— Выложим сегодня, когда домой приедем?
— Да ну... Лучше не надо. Найдут и раздавят, как букашку, а может, вообще прикончат. Для них жизнь таких, как мы с тобой, не стоит и гроша, даже не посмотрят, что ребенок после больницы...
— Всё равно. Наши предки воевали, убивали их. И сами умирали — и в нашем роду, по твоей линии, двое погибли — в Сталинградской битве, в бою с оккупантами на Витебщине. А мы чем хуже?
— Да не могу я, пойми...
— Почему?
— Я не только за себя отвечаю, но и за тебя. Ты и так... слаб еще после лечения.
— Хорошо, понял... Пап, обещай мне тогда.
— Что, Дим?
— Сделай всё же это... ну, когда похоронишь меня.
Машина дернулась.
— Ты что? Ты будешь жить, сынок. Не думай об этом, не надо!
— Не надо меня обманывать. И себя тоже не надо. Всё уже ясно.
Отец лишь промолчал в ответ.
— Обещаешь? Это... моя просьба, завещание, можно сказать, — упрямо проговорил сын. — Не должно такого быть. Не должно, и всё. Мы в долгу перед теми, кто погиб за нас. И мы не должны спокойно жить и делать вид, что ничего не происходит, пока тут славят Гитлера... Одно дело — какие-то бомжи-нацики в лесу собираются, и совсем другое — вот эти, богатые. Жулики и воры, а, оказывается, еще и фашисты. Ну, так как? Даешь слово?
— Хорошо. Даю, — подумав, сказал Геннадий. — Но рассчитываю, что не придется... Ты сам борись, не сдавайся. До последнего, пожалуйста. Ведь кроме тебя, у меня больше нет никого...
Мытищи, 1 мая 2019 года
Рахим Эргашев, двадцатисемилетний гастарбайтер из Таджикистана, ехал на велосипеде по отдаленному северному району подмосковных Мытищ — там, где новая городская застройка хаотично перемежалась с частным сектором.

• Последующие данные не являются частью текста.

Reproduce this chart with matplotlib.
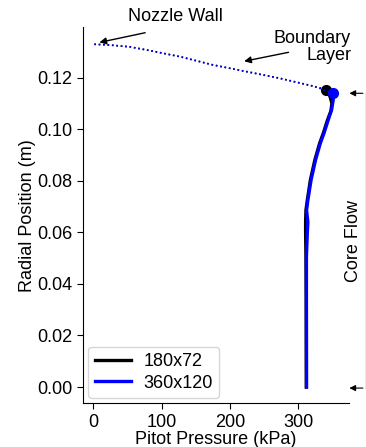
import numpy as np
import matplotlib
matplotlib.use('Agg')
import matplotlib.pyplot as plt

plt.rcParams['font.family'] = ['Liberation Sans', 'DejaVu Sans']

# boundary layer (dotted), shared by both grids
bl_p = [1.5, 24.5, 53.7, 78.2, 127.0, 175.3, 224.6, 273.4, 321.7]
bl_r = [0.1329, 0.1326, 0.1319, 0.1307, 0.1281, 0.1249, 0.1223, 0.1197, 0.1167]

# edge of boundary layer
edge_180 = (341.5, 0.1153)
edge_360 = (351.5, 0.1140)

# core flow, 180x72
core_180_p = [341.5, 347.0, 349.5, 348.0, 343.0, 337.0, 331.5, 324.5, 318.0, 313.5, 311.5, 311.0, 311.0, 311.5, 311.8, 312.0]
core_180_r = [0.1153, 0.1125, 0.1100, 0.1070, 0.1035, 0.0985, 0.0945, 0.0880, 0.0803, 0.0725, 0.0686, 0.0640, 0.0600, 0.0504, 0.0337, 0.0]

# core flow, 360x120
core_360_p = [351.5, 351.4, 349.0, 344.0, 338.0, 332.5, 325.5, 319.0, 314.3, 312.4, 314.3, 313.5, 312.2, 312.2, 312.4]
core_360_r = [0.1140, 0.1113, 0.1074, 0.1035, 0.0985, 0.0945, 0.0880, 0.0803, 0.0725, 0.0686, 0.0640, 0.0600, 0.0504, 0.0337, 0.0]

fig = plt.figure(figsize=(3.66, 4.47), dpi=100)
ax = fig.add_axes([0.2268, 0.0978, 0.9544 - 0.2268, 0.9396 - 0.0978])

# 180x72
ax.plot(bl_p + [edge_180[0]], bl_r + [edge_180[1]], color='black', ls=':', lw=1.2)
ax.plot(core_180_p, core_180_r, color='black', lw=2.4, label='180x72')
ax.plot(*edge_180, 'o', color='black', ms=7)

# 360x120
ax.plot(bl_p + [edge_360[0]], bl_r + [edge_360[1]], color='blue', ls=':', lw=1.2)
ax.plot(core_360_p, core_360_r, color='blue', lw=2.4, label='360x120')
ax.plot(*edge_360, 'o', color='blue', ms=7)

ax.set_xlim(-15, 375)
ax.set_ylim(-0.0063, 0.1396)
ax.set_xticks([0, 100, 200, 300])
ax.set_yticks([0.0, 0.02, 0.04, 0.06, 0.08, 0.10, 0.12])
ax.set_yticklabels(['0.00', '0.02', '0.04', '0.06', '0.08', '0.10', '0.12'])
ax.tick_params(labelsize=13, length=4)
ax.set_xlabel('Pitot Pressure (kPa)', fontsize=13, labelpad=0)
ax.set_ylabel('Radial Position (m)', fontsize=13, labelpad=1)
ax.spines['top'].set_visible(False)
ax.spines['right'].set_visible(False)

arrow = dict(arrowstyle='-|>', color='black', lw=1, mutation_scale=10)
ax.annotate('', xy=(5, 0.1334), xytext=(80, 0.1376), arrowprops=arrow, annotation_clip=False)
ax.text(121, 0.1435, 'Nozzle Wall', fontsize=13, ha='center', va='center', clip_on=False)
ax.annotate('', xy=(217, 0.1261), xytext=(290, 0.1300), arrowprops=arrow, annotation_clip=False)
ax.text(321, 0.1318, 'Boundary\nLayer', fontsize=13, ha='center', va='center',
        multialignment='right', linespacing=1.0, clip_on=False)

# core flow bracket
ax.plot([399, 399], [0.1139, -0.0004], color='gray', lw=1, clip_on=False)
ax.annotate('', xy=(371, 0.1139), xytext=(399, 0.1139),
            arrowprops=dict(arrowstyle='-|>', color='black', lw=0.8, mutation_scale=9),
            annotation_clip=False)
ax.annotate('', xy=(371, -0.0004), xytext=(399, -0.0004),
            arrowprops=dict(arrowstyle='-|>', color='black', lw=0.8, mutation_scale=9),
            annotation_clip=False)
ax.text(381, 0.0566, 'Core Flow', fontsize=13, rotation=90, ha='center', va='center', clip_on=False)

ax.legend(loc='lower left', fontsize=13, handlelength=2.0, borderaxespad=0.3,
          labelspacing=0.25, borderpad=0.35, handletextpad=0.7)

fig.savefig('out.png', dpi=100)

Сегодня именно ему выпало съездить в магазин и закупить продукты для тех, вместе с кем он жил и трудился, — таких же временных трудовых мигрантов из республик Средней Азии. Буханки хлеба, емкости с молоком, овощи, пакетики с кетчупом, упаковки лапши быстрого приготовления, пряники, чай и сахар Рахим привычно сложил в рюкзак и надел его на себя. То, что туда не поместилось, он распределил по пакетам и поставил их в багажную корзину. Наконец, он сел и вырулил на дорожку.
Рабочее общежитие, которое представляло собой фактически поставленные в два яруса бытовки, размещалось на территории стройки, в полутора километрах от обжитого сектора, где уже были магазины и вся необходимая инфраструктура. Какие-то дома в новом квартале были заселены, какие-то готовили к приемке, а еще четыре последних «коробки» только достраивались. Тут же, в этой местности, располагались частные дачи.